Julia Faber is a Vienna based fine artist, specialized in sarcastic, hyperrealistic oil paintings in combination with ink drawing.
Sustained by the intensity and impeccability of hyperrealistic painting, Julia Faber’s work often takes us into a grotesque and surreal world. However, perfection and discipline, pushing the limits of norms and taboos, are also Faber’s main theme, unless mythology or other historical hints play a vital role. These references are always balanced with the present, as generally a combination of old and new provides a kind of bracket for Faber’s work. This also includes the important element of drawing counteracting her often dense oil painting, as well as an archive of texts and documents which are not only important research material but also integrated into her works.
Faber’s disciplining devices revolve around well-being through health and beauty and about prohibition and rules.
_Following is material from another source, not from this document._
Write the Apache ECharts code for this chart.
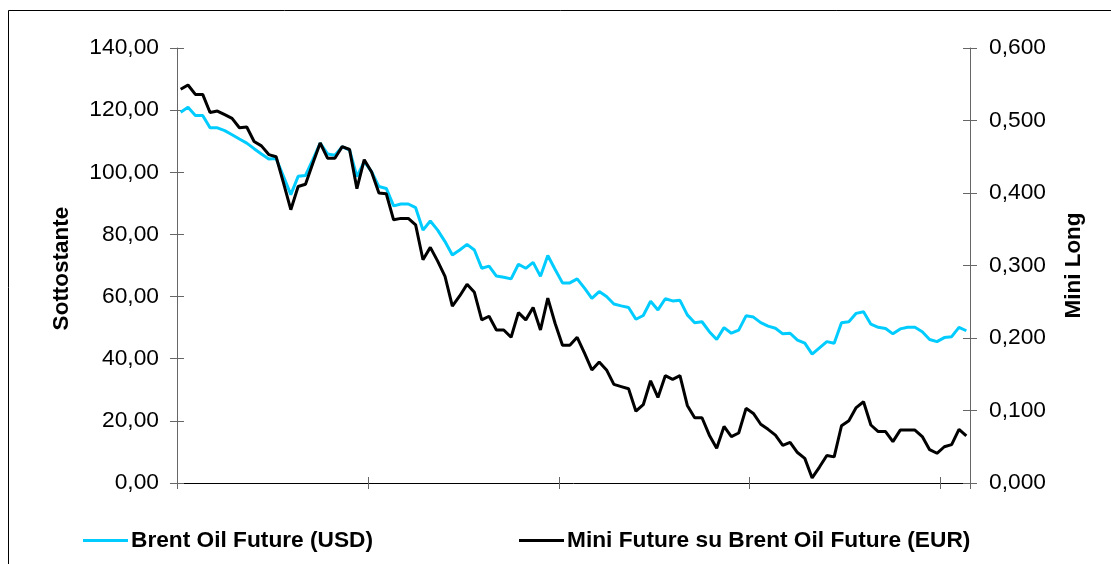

The doubling or pairing of persons in her work are measures of urgency introducing a temporal dimension and bring the archival material to mind. In the presentation of her paintings, Faber frequently combines drawings and texts in this sense. These quotes often serve the artist as support for her issues. Making do with a few words, they provide a brief introduction or push the viewer, to see or interpret something. The search for perfection, which is generally played out as an option in the paintings, is an issue raised from various sides. Regardless of how Faber circles her subject by bringing up aspects for discussion, there is one thing that is out of the question: that, as concerns painting, perfection is always and at all times an absolute requirement.